Decided On December 19, 2012
SURINDER PAL SINGH Appellant
V/S
Jaspreet Singh And Others Respondents

JUDGEMENT

(1.) When the matter was brought up for admission on 29.11.2012, I adjourned it to 30.01.2013. The petitioner has moved an application for stay in C.M. No. 30148-CII of 2012 and sought for immediate orders. I directed the counsel to argue on all the points when the matter was brought up for hearing on 07.12.2012 and adjourned the case to 11.12.2012. The case was argued by the petitioner and I reserved the case for orders. I have, proceeded to pass the following order. The revision is against the order passed by the Civil Judge, Kurukshetra dismissing an application for direction to the Kanungo to complete the "deficiency in excerpt". The petitioner, who was also the plaintiff in suit has filed a suit for declaration that the plaintiff was the owner of the share of the properties mentioned in the properties listed out in the schedule to the plaint and left behind by late Rajinder Singh son of Devender Singh in the estate of village Jharoli. The plaintiffs contention is that it is a jagir estate of Rajinder Singh and that Bhupinder Singh and Harender Singh had no right to succeed to jagir property left behind by Rajinder Singh and that the plaintiffs themselves being the collaterals of Rajinder Singh's sons and sisters were entitled to the property. In effect, they were seeking for a contention that the property, which was part of jagir estate belonged to the plaintiffs and the mutation effected in favour of the defendants purporting to be heirs of Rajinder Singh was not valid and binding on them.

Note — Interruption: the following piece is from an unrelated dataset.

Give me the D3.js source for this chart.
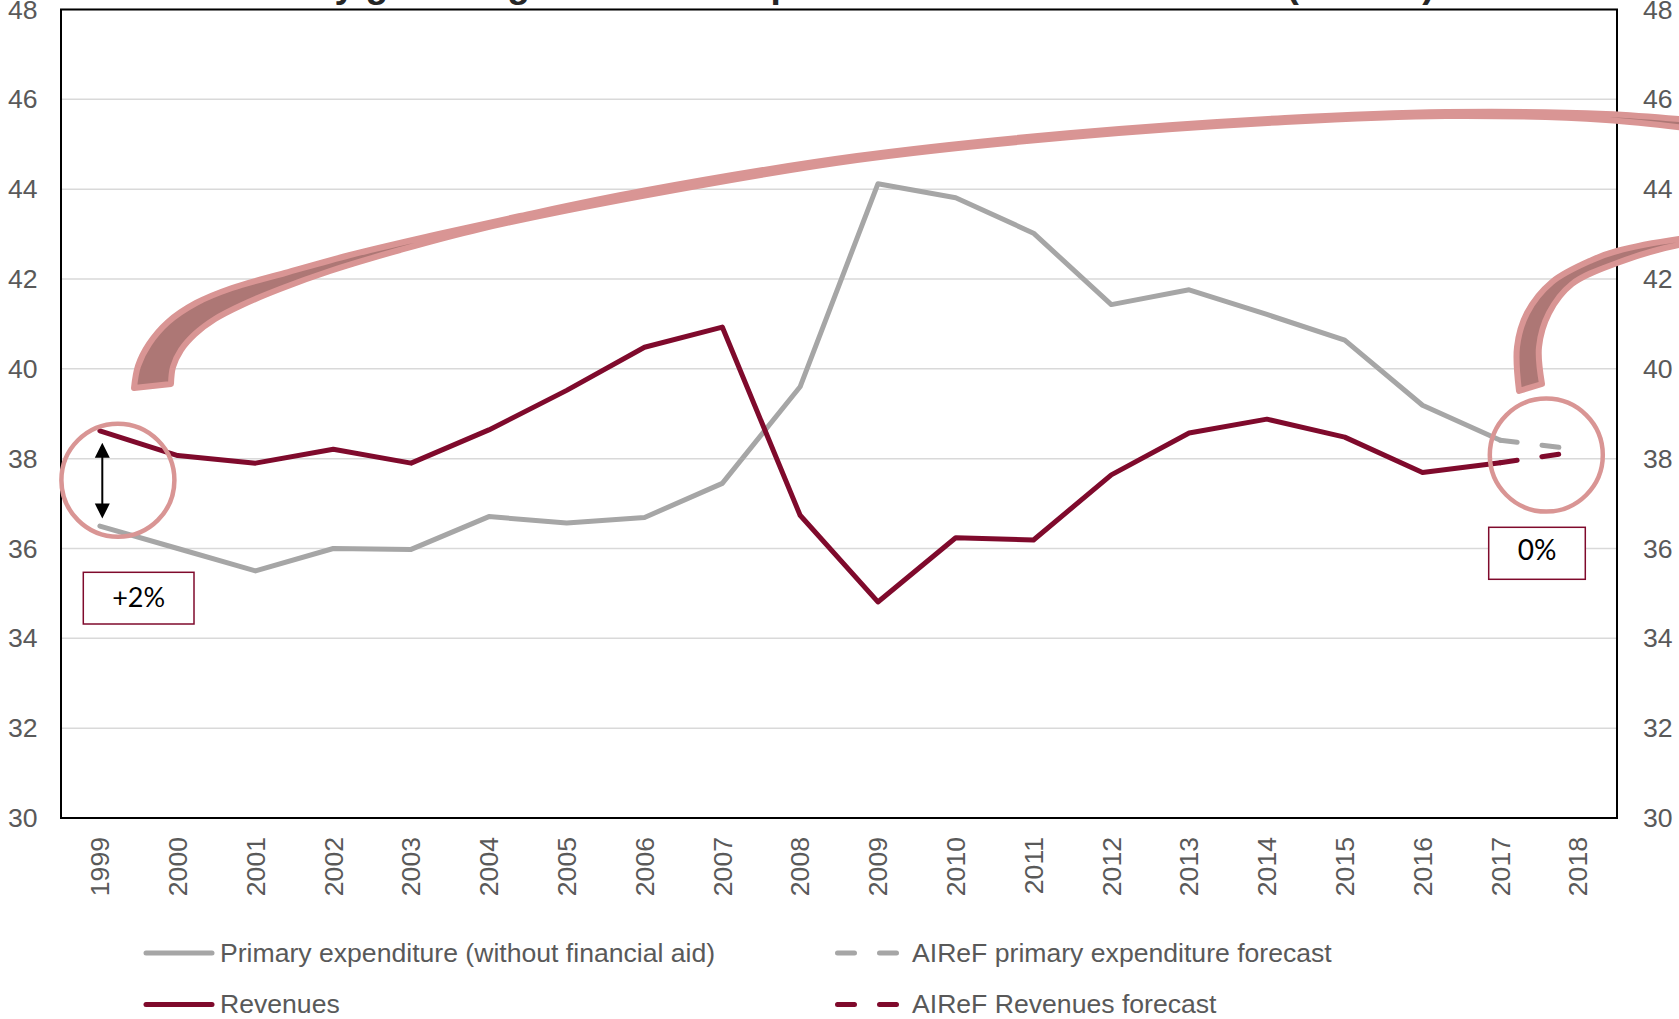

(2.) It appears that there had been a direction given already by the Court to the Kanungo to prepare the excerpt relating to genealogy from the time of Sardar Bahadur Singh that they had come by succession, the paternal grandfather of Rajinder Singh. The plaintiff had a grievance that in the preparation of excerpt by the Kanungo, he had failed to note the relevant entries in the year 1946-47 and 1958-59. The application was resisted by the respondents contending that the excerpt was being prepared on the basis of jamabandi filed by the plaintiff and it was not clear from where the Kanungo was required to collect the details for preparation of the excerpt. The Kanungo Sham Lal Sunder had given his report and he has been also examined as witness on 11.12.2007. The case has been adjourned for nearly 35 hearings for further examination. The Court found no good reason to allow for the matter to be remitted to the Kanungo again for preparation of the excerpt relating to genealogy.

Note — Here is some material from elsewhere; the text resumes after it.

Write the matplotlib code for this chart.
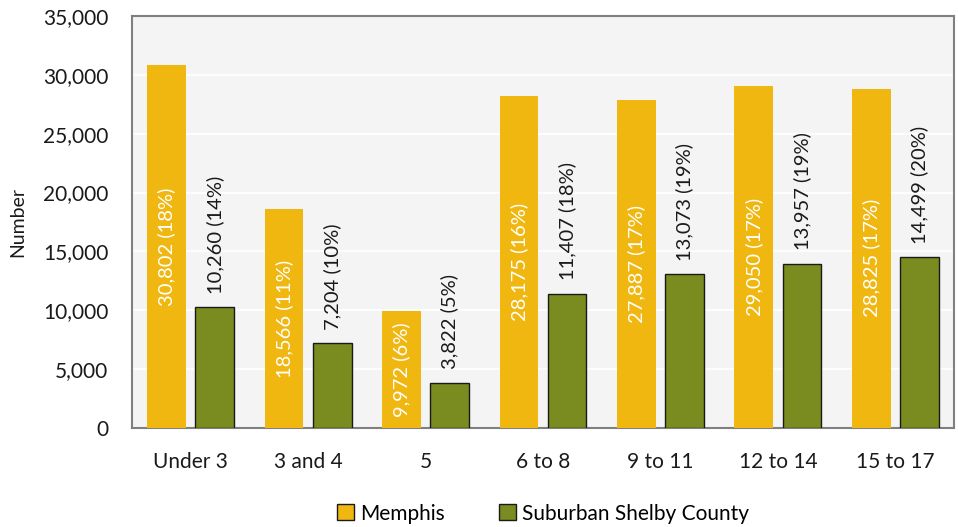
import numpy as np
import matplotlib
matplotlib.use("Agg")
import matplotlib.pyplot as plt
from matplotlib.ticker import FuncFormatter

plt.rcParams['font.family'] = ['Lato', 'DejaVu Sans']

ages = ["Under 3", "3 and 4", "5", "6 to 8", "9 to 11", "12 to 14", "15 to 17"]
memphis = [30802, 18566, 9972, 28175, 27887, 29050, 28825]
memphis_pct = [18, 11, 6, 16, 17, 17, 17]
suburban = [10260, 7204, 3822, 11407, 13073, 13957, 14499]
suburban_pct = [14, 10, 5, 18, 19, 19, 20]

gold = "#F0B711"
olive = "#7A8B1F"

fig = plt.figure(figsize=(9.58, 5.27), dpi=100)
ax = fig.add_axes([0.1378, 0.1879, 0.8580, 0.7817])
ax.set_facecolor("#F4F4F4")

x = np.arange(len(ages))
w = 0.33
off = 0.205

b1 = ax.bar(x - off, memphis, w, color=gold, label="Memphis", zorder=3)
b2 = ax.bar(x + off, suburban, w, color=olive, edgecolor="#1a1a1a", linewidth=1.0,
            label="Suburban Shelby County", zorder=3)

for xi, v, p in zip(x, memphis, memphis_pct):
    ax.text(xi - off, v / 2, f"{v:,} ({p}%)", rotation=90, ha="center", va="center",
            color="white", fontsize=14.5, zorder=4)
for xi, v, p in zip(x, suburban, suburban_pct):
    ax.text(xi + off, v + 1150, f"{v:,} ({p}%)", rotation=90, ha="center", va="bottom",
            color="#1a1a1a", fontsize=14.5, zorder=4)

ax.set_xlim(-0.5, len(ages) - 0.5)
ax.set_ylim(0, 35000)
ax.set_yticks(np.arange(0, 35001, 5000))
ax.yaxis.set_major_formatter(FuncFormatter(lambda v, pos: f"{int(v):,}"))
ax.set_xticks(x)
ax.set_xticklabels(ages)
ax.tick_params(axis="both", length=0, labelsize=15, colors="#1a1a1a")
ax.tick_params(axis="x", pad=17)
ax.tick_params(axis="y", pad=17)
ax.grid(axis="y", color="white", linewidth=1.2, zorder=1)
for s in ax.spines.values():
    s.set_color("#808080")
    s.set_linewidth(1.5)

ax.set_ylabel("Number", fontsize=14, color="#1a1a1a", labelpad=12)

ax.legend(loc="upper center", bbox_to_anchor=(0.5, -0.153), ncol=2, frameon=False,
          fontsize=15, handlelength=0.8, handleheight=0.8, handletextpad=0.3,
          columnspacing=2.6, borderaxespad=0.2)
for h in ax.get_legend().legend_handles:
    h.set_edgecolor("#1a1a1a")
    h.set_linewidth(1.0)

fig.savefig("out.png", dpi=100)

(3.) I find the entire exercise indulged by the petitioner to be a wholesale waste of judicial time. I cannot quite understand the basis of the plaintiffs claim itself. If the plaint were to be understood that in an erstwhile jagir estate, the succession, would not go to a descendant alone in the male line but would go to a collateral, it means that the plaintiff was actually pleading for a right out of sync with the scheme of succession under the Hindu Succession Act. It is even doubtful whether there could exist any custom or right, which is contrary to the provisions of the Hindu Succession Act by virtue of Section 4 of the Hindu Succession Act, which overrides all customs or rights to the contrary. The Act itself provides certain exceptions and Section 5 is one such exception. Section 5 excludes From the purview of the Hindu Succession Act (i) any property to which succession is under the Indian Succession Act for parties, whose marriage was solemnized under the Special Marriage Act; (ii) any estate, which descends to a single heir by the terms of any covenant of agreement entered into by the ruler of Indian State with the Government of India before the commencement of the Act (rule of Primogenitor) and (iii) succession pertaining to Valiamma Thampuran Kovilagam Estate and the Palace Fund administered by the Palace Administration Board. The jagir does not come under any of the three classes.